A 57% majority of respondents expressed uncertainty about responding to blockchain. Eighty-three percent said they are moderately familiar with it while very few considered themselves experts.
Payment and fund transfer institutions were most familiar with the blockchain while 30% of these respondents were confident about their knowledge of how the technology works.
Blockchain technology could deliver a “radically different” competitive future in the FS industry. There could be a “huge cost savings” from its use in back-office operations as well as big gains in transparency that hold promise from a regulatory and audit standpoint.
Smart contracts, contracts that translate into computer programs and can self execute, represent a new area of exploration. Smart contracts bring the potential to automate and speed up the manual and costly processes, promising huge potential.

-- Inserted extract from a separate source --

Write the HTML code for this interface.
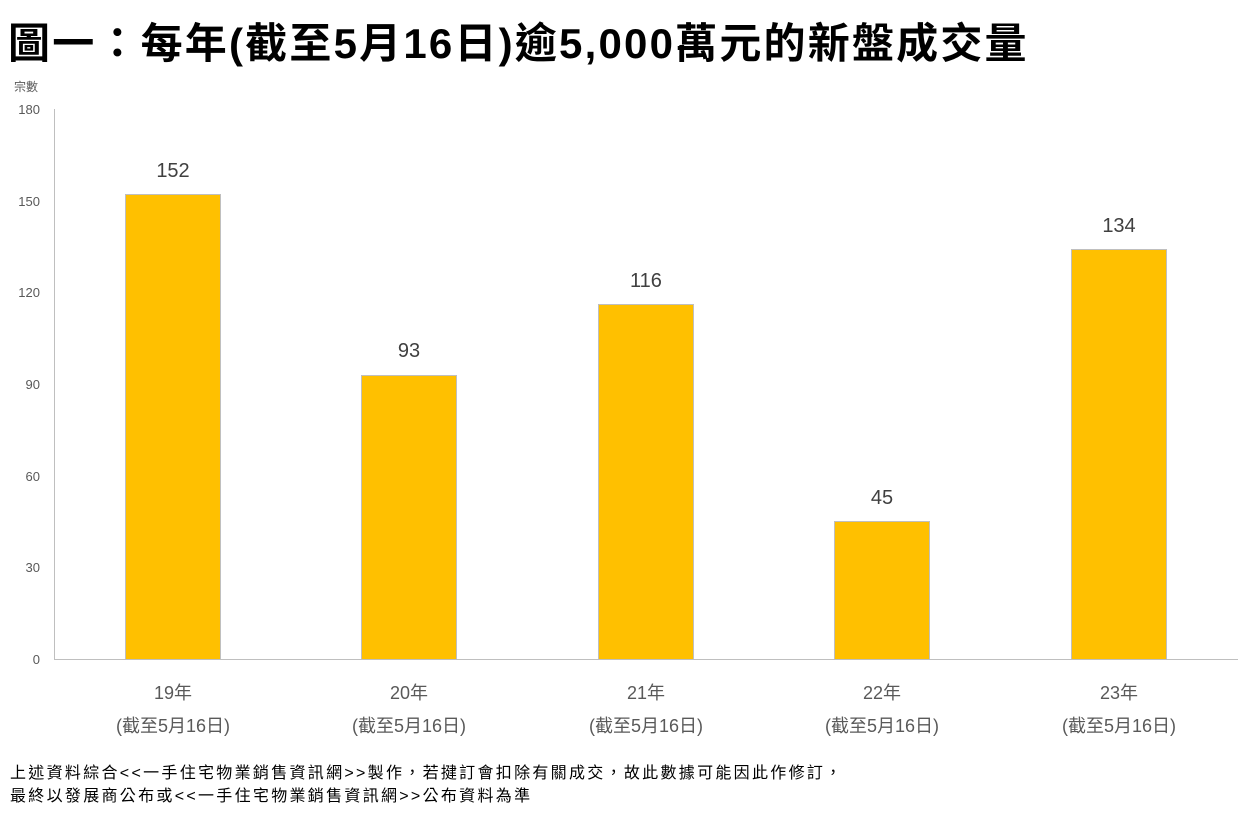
<!DOCTYPE html>
<html><head><meta charset="utf-8"><style>
body{margin:0;width:1249px;height:818px;background:#fff;position:relative;overflow:hidden;font-family:"Liberation Sans","Noto Sans CJK TC",sans-serif}
.a{position:absolute;white-space:nowrap}
.t{left:8px;top:10px;font-size:42px;font-weight:bold;color:#000;letter-spacing:2.2px}
.yl{font-size:13px;color:#595959;width:40px;text-align:right;left:0}
.bar{position:absolute;background:#FFC000;border:1px solid #bfbfbf;border-bottom:none;box-sizing:border-box;width:96px}
.v{font-size:20px;color:#404040;width:120px;text-align:center}
.c{font-size:18px;color:#595959;width:200px;text-align:center}
.f{font-size:16px;color:#000;left:10px;letter-spacing:2.3px}
</style></head><body>
<div class="a t">圖一：每年(截至5月16日)逾5,000萬元的新盤成交量</div>
<div class="a" style="left:14px;top:78px;font-size:12px;color:#595959">宗數</div>
<div class="a yl" style="top:102px">180</div>
<div class="a yl" style="top:194px">150</div>
<div class="a yl" style="top:285px">120</div>
<div class="a yl" style="top:377px">90</div>
<div class="a yl" style="top:469px">60</div>
<div class="a yl" style="top:560px">30</div>
<div class="a yl" style="top:652px">0</div>
<div class="a" style="left:54px;top:109px;width:1px;height:551px;background:#bfbfbf"></div>
<div class="a" style="left:54px;top:659px;width:1184px;height:1px;background:#bfbfbf"></div>

<div class="bar" style="left:125px;top:194px;height:465px"></div>
<div class="bar" style="left:361px;top:375px;height:284px"></div>
<div class="bar" style="left:598px;top:304px;height:355px"></div>
<div class="bar" style="left:834px;top:521px;height:138px"></div>
<div class="bar" style="left:1071px;top:249px;height:410px"></div>

<div class="a v" style="left:113px;top:160px">152</div>
<div class="a v" style="left:349px;top:340px">93</div>
<div class="a v" style="left:586px;top:270px">116</div>
<div class="a v" style="left:822px;top:487px">45</div>
<div class="a v" style="left:1059px;top:215px">134</div>

<div class="a c" style="left:73px;top:679px">19年</div>
<div class="a c" style="left:73px;top:712px">(截至5月16日)</div>
<div class="a c" style="left:309px;top:679px">20年</div>
<div class="a c" style="left:309px;top:712px">(截至5月16日)</div>
<div class="a c" style="left:546px;top:679px">21年</div>
<div class="a c" style="left:546px;top:712px">(截至5月16日)</div>
<div class="a c" style="left:782px;top:679px">22年</div>
<div class="a c" style="left:782px;top:712px">(截至5月16日)</div>
<div class="a c" style="left:1019px;top:679px">23年</div>
<div class="a c" style="left:1019px;top:712px">(截至5月16日)</div>

<div class="a f" style="top:759px">上述資料綜合&lt;&lt;一手住宅物業銷售資訊網&gt;&gt;製作，若揵訂會扣除有關成交，故此數據可能因此作修訂，</div>
<div class="a f" style="top:782px">最終以發展商公布或&lt;&lt;一手住宅物業銷售資訊網&gt;&gt;公布資料為準</div>
</body></html>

Startup innovation in the blockchain sector is frenetic, the report noted. The pace of change is so fast that information can become outdated by the time it goes to press. The PwC Global Blockchain Team has recognized more than 700 companies entering this space. Out of these, 150 are considered worthy of tracking and 25 will emerge as leaders.
Blockchain use cases emerge quickly, the report notes, but they tend to focus on the increased efficiency from eliminating the need for reconciliation among parties, the speed of trade settlement, or revamping existing processes.
The processes cited in these use cases include:
• Improved efficiency in loan servicing and origination.
• Enhanced bank clearinghouse functions.
• Improved access to securities. A bond that automatically pays coupons to bondholders and other provisions can execute when certain conditions are met without human maintenance.
• Application of smart contracts to the Internet of Things (IoT). A car insurance contract embedded in the car itself can change the premium based on the owner’s driving habits. The contract could also contact contracted garages in the event of an accident.
Distributed ledger technologies offer FS institutions a “once in a generation” opportunity to transform the industry, the report notes.
PwC recommends a proactive approach to determine and respond to blockchain opportunities. It identifies R3CEV, Blockstream, and Digital Asset Holdings as startups working to develop business models to accelerate “creative disruption” in financial services.
FS firms should not try to control all parts of their value chain and customer experience through traditional methods but should leverage relationships with customers and their access to client data to move to the center of the fintech ecosystem.
Such an approach will require a shift in purpose and identity. Companies will move away from a linear product push approach to a customer-centric one whereby FS providers facilitate a service that allows clients to glean advice and interact with key players through various channels.
FS firms can prepare to play a central role in the new environment where they will operate at the center of customer activity and hold strong positions even while innovations change their market place. While FS companies may not recognize their future industry, they can still be at its center.